» What is asked
Provide a single number: the count of lines containing the string "picture".

— START —

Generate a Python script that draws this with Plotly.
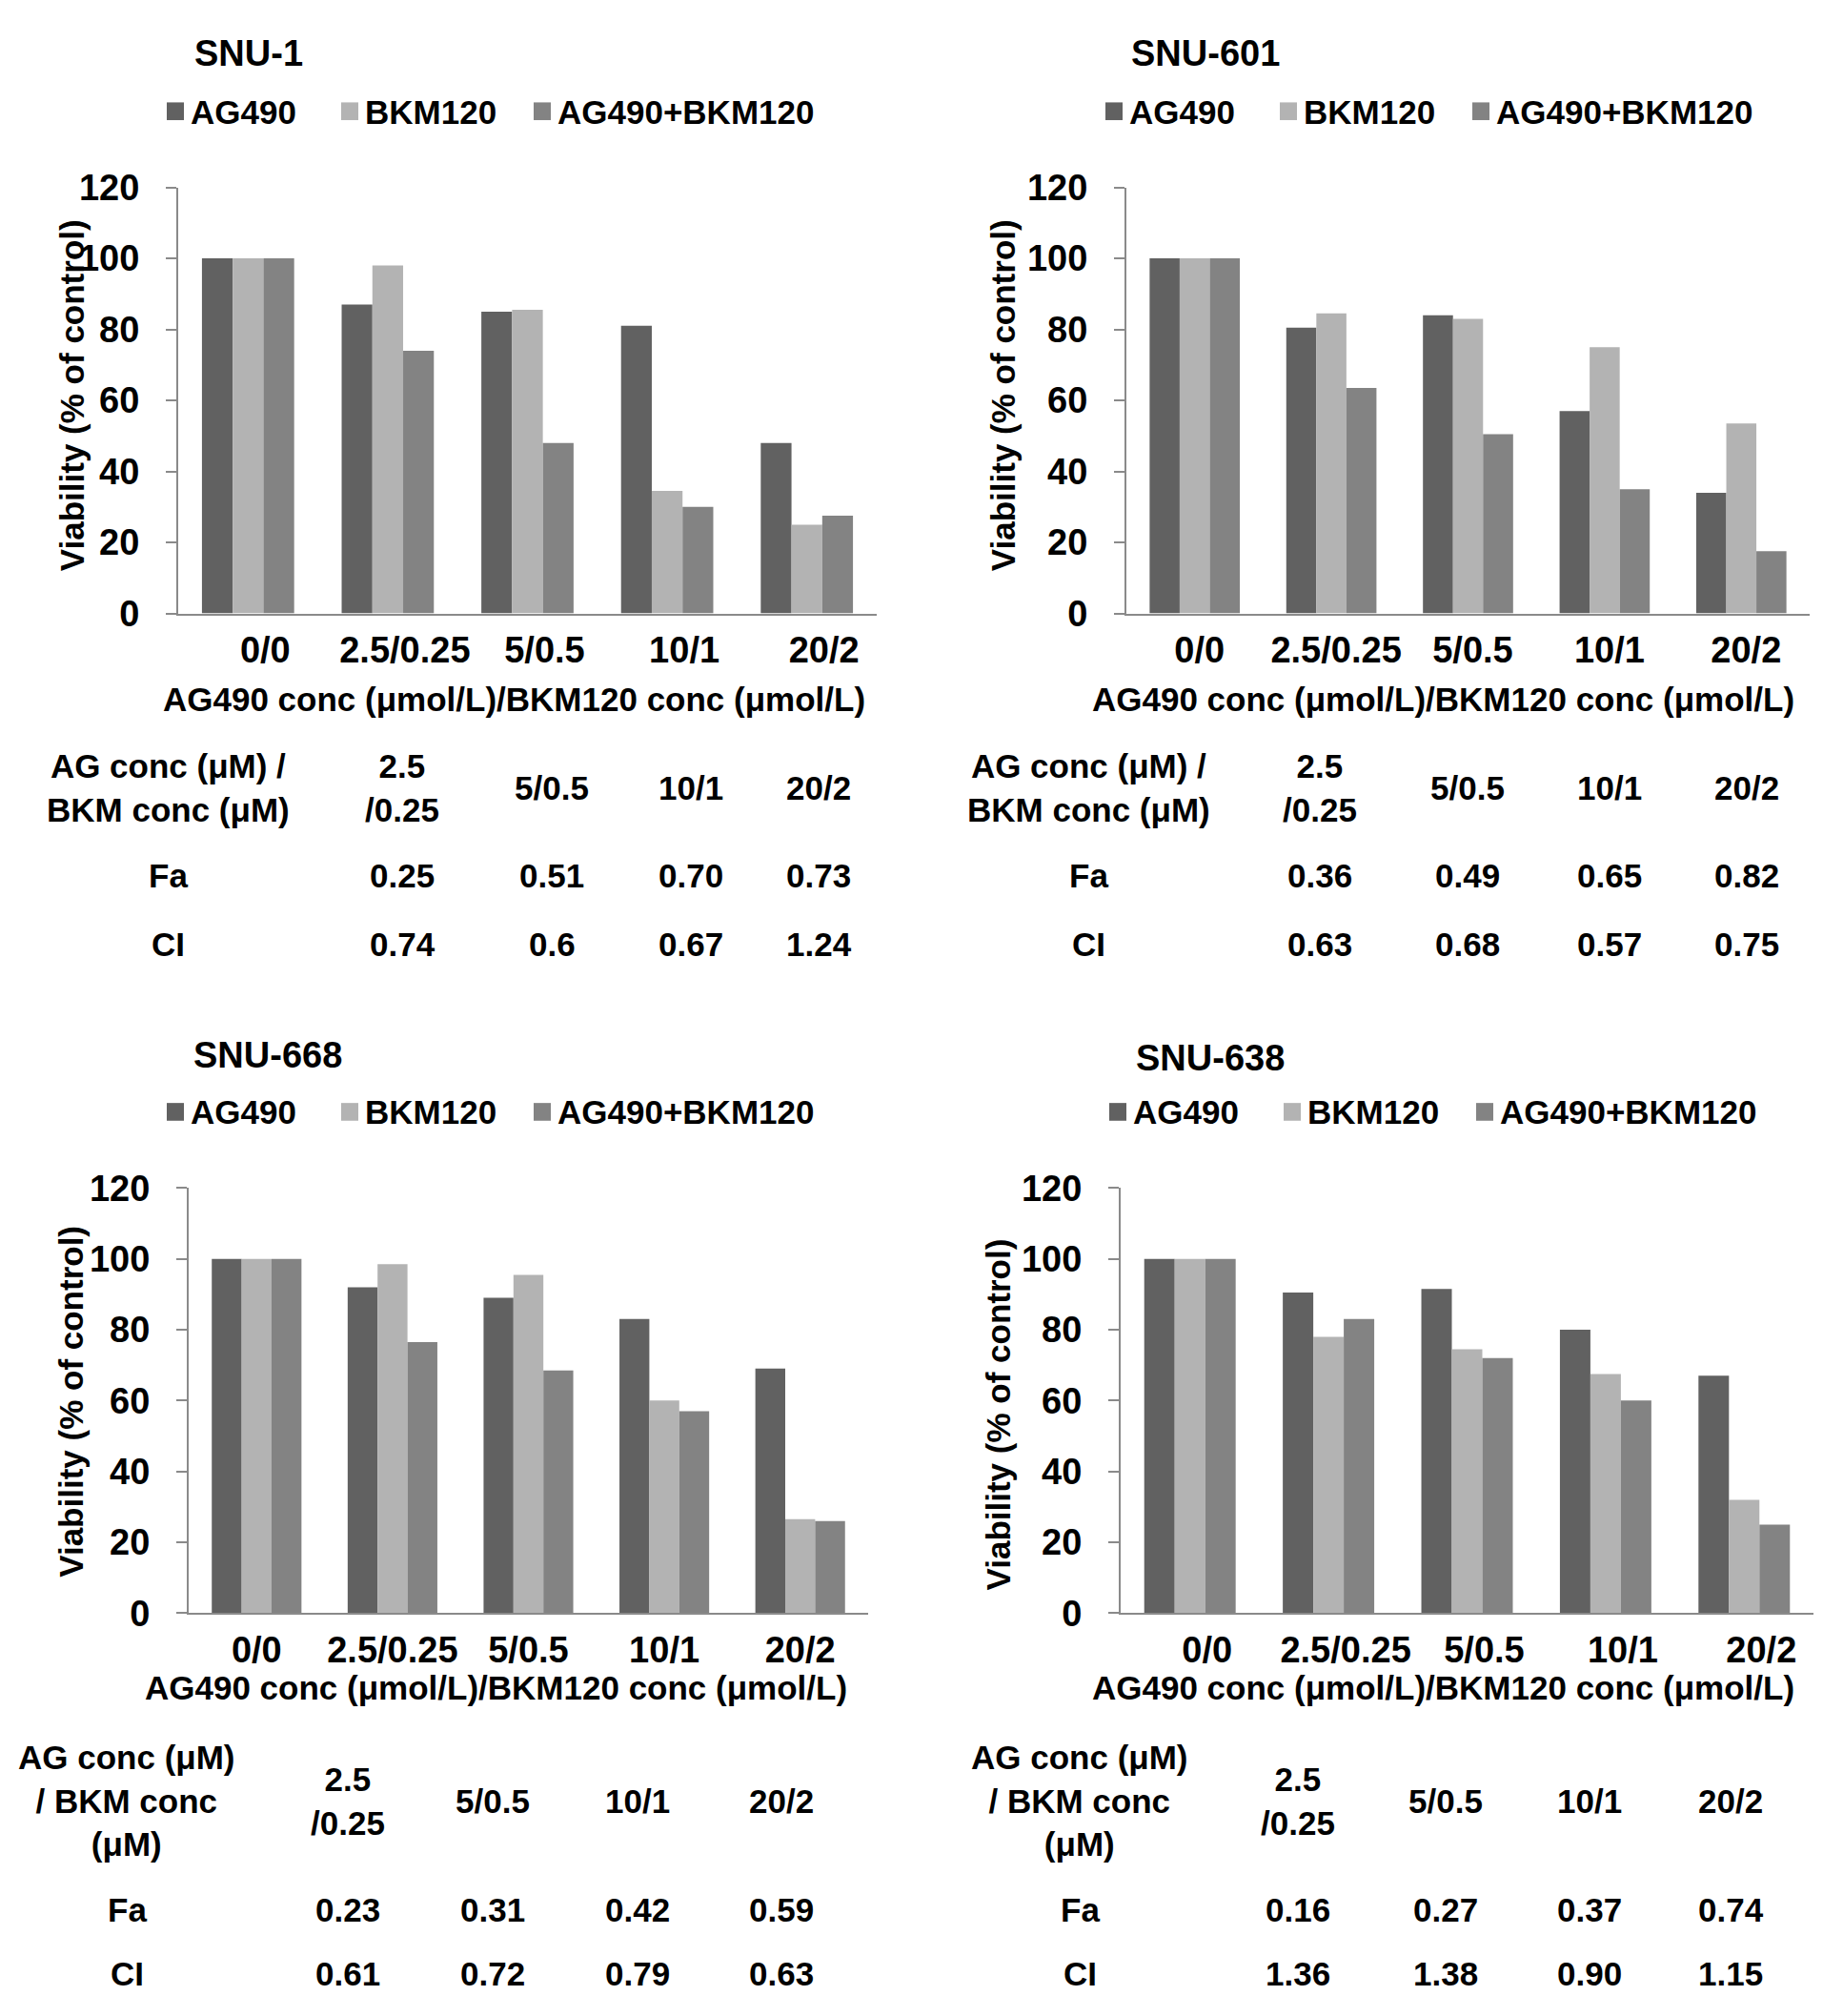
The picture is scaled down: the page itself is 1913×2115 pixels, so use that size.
import plotly.graph_objects as go

# canvas size in px
W, H = 1913, 2115

# data
categories = ["0/0", "2.5/0.25", "5/0.5", "10/1", "20/2"]
series_names = ["AG490", "BKM120", "AG490+BKM120"]
series_colors = ["#616161", "#b3b3b3", "#838383"]
cell_lines = ["SNU-1", "SNU-601", "SNU-668", "SNU-638"]

snu1_ag490 = [100, 87, 85, 81, 48]
snu1_bkm120 = [100, 98, 85.5, 34.5, 25]
snu1_combo = [100, 74, 48, 30, 27.5]

snu601_ag490 = [100, 80.5, 84, 57, 34]
snu601_bkm120 = [100, 84.5, 83, 75, 53.5]
snu601_combo = [100, 63.5, 50.5, 35, 17.5]

snu668_ag490 = [100, 92, 89, 83, 69]
snu668_bkm120 = [100, 98.5, 95.5, 60, 26.5]
snu668_combo = [100, 76.5, 68.5, 57, 26]

snu638_ag490 = [100, 90.5, 91.5, 80, 67]
snu638_bkm120 = [100, 78, 74.5, 67.5, 32]
snu638_combo = [100, 83, 72, 60, 25]

table_cols = ["2.5<br>/0.25", "5/0.5", "10/1", "20/2"]
snu1_fa = ["0.25", "0.51", "0.70", "0.73"]
snu1_ci = ["0.74", "0.6", "0.67", "1.24"]
snu601_fa = ["0.36", "0.49", "0.65", "0.82"]
snu601_ci = ["0.63", "0.68", "0.57", "0.75"]
snu668_fa = ["0.23", "0.31", "0.42", "0.59"]
snu668_ci = ["0.61", "0.72", "0.79", "0.63"]
snu638_fa = ["0.16", "0.27", "0.37", "0.74"]
snu638_ci = ["1.36", "1.38", "0.90", "1.15"]

y_title = "Viability (% of control)"
x_title = "AG490 conc (μmol/L)/BKM120 conc (μmol/L)"
head_top = "AG conc (μM) /<br>BKM conc (μM)"
head_bottom = "AG conc (μM)<br>/ BKM conc<br>(μM)"

values = [
    [snu1_ag490, snu1_bkm120, snu1_combo],
    [snu601_ag490, snu601_bkm120, snu601_combo],
    [snu668_ag490, snu668_bkm120, snu668_combo],
    [snu638_ag490, snu638_bkm120, snu638_combo],
]
fa_rows = [snu1_fa, snu601_fa, snu668_fa, snu638_fa]
ci_rows = [snu1_ci, snu601_ci, snu668_ci, snu638_ci]


def fx(px):
    return px / W


def fy(py):
    return 1 - py / H


FONT = "Liberation Sans, Arial, sans-serif"
AXIS_GRAY = "#8a8a8a"

# pixel layout of each panel
layout_px = [
    dict(l=179, r=912, y0=627, y1=171, title=(253, 28), sw=[167, 350, 552], leg_y=90,
         shift=18, ytit=(67, 394), xtit=(531, 719), head=head_top, head_y=814,
         lab_x=168, cols=[414, 571, 717, 851], fa_y=908, ci_y=981),
    dict(l=1174, r=1891, y0=627, y1=171, title=(1257, 28), sw=[1152, 1335, 1537], leg_y=90,
         shift=5, ytit=(1044, 394), xtit=(1506, 719), head=head_top, head_y=814,
         lab_x=1134, cols=[1377, 1532, 1681, 1825], fa_y=908, ci_y=981),
    dict(l=190, r=903, y0=1697, y1=1242, title=(273, 1100), sw=[167, 350, 552], leg_y=1161,
         shift=0, ytit=(67, 1471), xtit=(512, 1777), head=head_bottom, head_y=1898,
         lab_x=125, cols=[357, 509, 661, 812], fa_y=2014, ci_y=2083),
    dict(l=1168, r=1895, y0=1697, y1=1242, title=(1262, 1103), sw=[1156, 1339, 1541], leg_y=1161,
         shift=18, ytit=(1040, 1485), xtit=(1506, 1777), head=head_bottom, head_y=1898,
         lab_x=1125, cols=[1354, 1509, 1660, 1808], fa_y=2014, ci_y=2083),
]

fig = go.Figure()
annotations = []
shapes = []
layout = {}


def note(text, xy, size=35, angle=0, xanchor="center"):
    annotations.append(dict(
        text=text, x=fx(xy[0]), y=fy(xy[1]), xref="paper", yref="paper",
        xanchor=xanchor, yanchor="middle", showarrow=False, textangle=angle,
        font=dict(family=FONT, size=size, color="black", weight="bold"),
    ))


for i, p in enumerate(layout_px):
    n = "" if i == 0 else str(i + 1)
    for name, color, vals in zip(series_names, series_colors, values[i]):
        fig.add_trace(go.Bar(
            x=categories, y=vals, name=name, marker_color=color,
            marker_line_width=0, xaxis=f"x{n}", yaxis=f"y{n}", showlegend=False,
        ))

    layout[f"xaxis{n}"] = dict(
        domain=[fx(p["l"]), fx(p["r"])], anchor=f"y{n}", type="category",
        showline=True, linecolor=AXIS_GRAY, linewidth=2, ticks="",
        showgrid=False, ticklabelshift=p["shift"], ticklabelstandoff=4,
        tickfont=dict(family=FONT, size=38, color="black", weight="bold"),
    )
    layout[f"yaxis{n}"] = dict(
        domain=[fy(p["y0"]), fy(p["y1"])], anchor=f"x{n}", range=[0, 120],
        dtick=20, showline=True, linecolor=AXIS_GRAY, linewidth=2,
        ticks="outside", ticklen=11, tickwidth=2, tickcolor=AXIS_GRAY,
        showgrid=False, zeroline=False, ticklabelstandoff=20,
        tickfont=dict(family=FONT, size=38, color="black", weight="bold"),
    )

    # legend row: square swatch + label, as in the original
    for left, name, color in zip(p["sw"], series_names, series_colors):
        yc = p["leg_y"]
        shapes.append(dict(
            type="rect", xref="paper", yref="paper",
            x0=fx(left), x1=fx(left + 18), y0=fy(yc + 9), y1=fy(yc - 10),
            fillcolor=color, line_width=0,
        ))
        note(name, (left + 23, yc), xanchor="left")

    note(cell_lines[i], p["title"], size=38)
    note(y_title, p["ytit"], angle=-90)
    note(x_title, p["xtit"])

    # Fa / CI table under each chart
    note(p["head"], (p["lab_x"], p["head_y"]))
    note("Fa", (p["lab_x"], p["fa_y"]))
    note("CI", (p["lab_x"], p["ci_y"]))
    for cx, col, fa, ci in zip(p["cols"], table_cols, fa_rows[i], ci_rows[i]):
        note(col, (cx, p["head_y"]))
        note(fa, (cx, p["fa_y"]))
        note(ci, (cx, p["ci_y"]))

fig.update_layout(
    width=W, height=H,
    margin=dict(l=0, r=0, t=0, b=0),
    paper_bgcolor="white", plot_bgcolor="white",
    barmode="group", bargap=0.34, bargroupgap=0,
    showlegend=False,
    annotations=annotations,
    shapes=shapes,
    **layout,
)

fig.write_html("out.html")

— END —

» Correct output
1